> **Given exercise**
Copy out every line exactly as given.

:: Provided material

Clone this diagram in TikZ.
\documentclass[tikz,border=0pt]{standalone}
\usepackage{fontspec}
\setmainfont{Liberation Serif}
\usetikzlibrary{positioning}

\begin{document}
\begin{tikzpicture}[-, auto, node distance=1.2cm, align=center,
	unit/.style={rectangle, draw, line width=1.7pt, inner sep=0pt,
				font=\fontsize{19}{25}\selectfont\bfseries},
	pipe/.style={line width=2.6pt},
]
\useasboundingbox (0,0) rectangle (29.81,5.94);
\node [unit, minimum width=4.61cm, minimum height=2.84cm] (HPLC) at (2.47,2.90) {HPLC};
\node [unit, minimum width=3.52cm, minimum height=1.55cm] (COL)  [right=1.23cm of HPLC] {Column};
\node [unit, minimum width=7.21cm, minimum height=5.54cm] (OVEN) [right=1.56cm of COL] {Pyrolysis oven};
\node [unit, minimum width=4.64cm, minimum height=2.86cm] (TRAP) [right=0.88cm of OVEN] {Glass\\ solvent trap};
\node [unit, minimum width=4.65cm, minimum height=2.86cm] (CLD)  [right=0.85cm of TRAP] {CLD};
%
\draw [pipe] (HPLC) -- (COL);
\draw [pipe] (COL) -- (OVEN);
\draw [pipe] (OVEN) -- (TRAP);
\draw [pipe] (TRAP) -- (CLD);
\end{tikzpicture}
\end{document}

::::

> **Answer to the exercise**
Clone this diagram in TikZ.
\documentclass[tikz,border=0pt]{standalone}
\usepackage{fontspec}
\setmainfont{Liberation Serif}
\usetikzlibrary{positioning}

\begin{document}
\begin{tikzpicture}[-, auto, node distance=1.2cm, align=center,
	unit/.style={rectangle, draw, line width=1.7pt, inner sep=0pt,
				font=\fontsize{19}{25}\selectfont\bfseries},
	pipe/.style={line width=2.6pt},
]
\useasboundingbox (0,0) rectangle (29.81,5.94);
\node [unit, minimum width=4.61cm, minimum height=2.84cm] (HPLC) at (2.47,2.90) {HPLC};
\node [unit, minimum width=3.52cm, minimum height=1.55cm] (COL)  [right=1.23cm of HPLC] {Column};
\node [unit, minimum width=7.21cm, minimum height=5.54cm] (OVEN) [right=1.56cm of COL] {Pyrolysis oven};
\node [unit, minimum width=4.64cm, minimum height=2.86cm] (TRAP) [right=0.88cm of OVEN] {Glass\\ solvent trap};
\node [unit, minimum width=4.65cm, minimum height=2.86cm] (CLD)  [right=0.85cm of TRAP] {CLD};
%
\draw [pipe] (HPLC) -- (COL);
\draw [pipe] (COL) -- (OVEN);
\draw [pipe] (OVEN) -- (TRAP);
\draw [pipe] (TRAP) -- (CLD);
\end{tikzpicture}
\end{document}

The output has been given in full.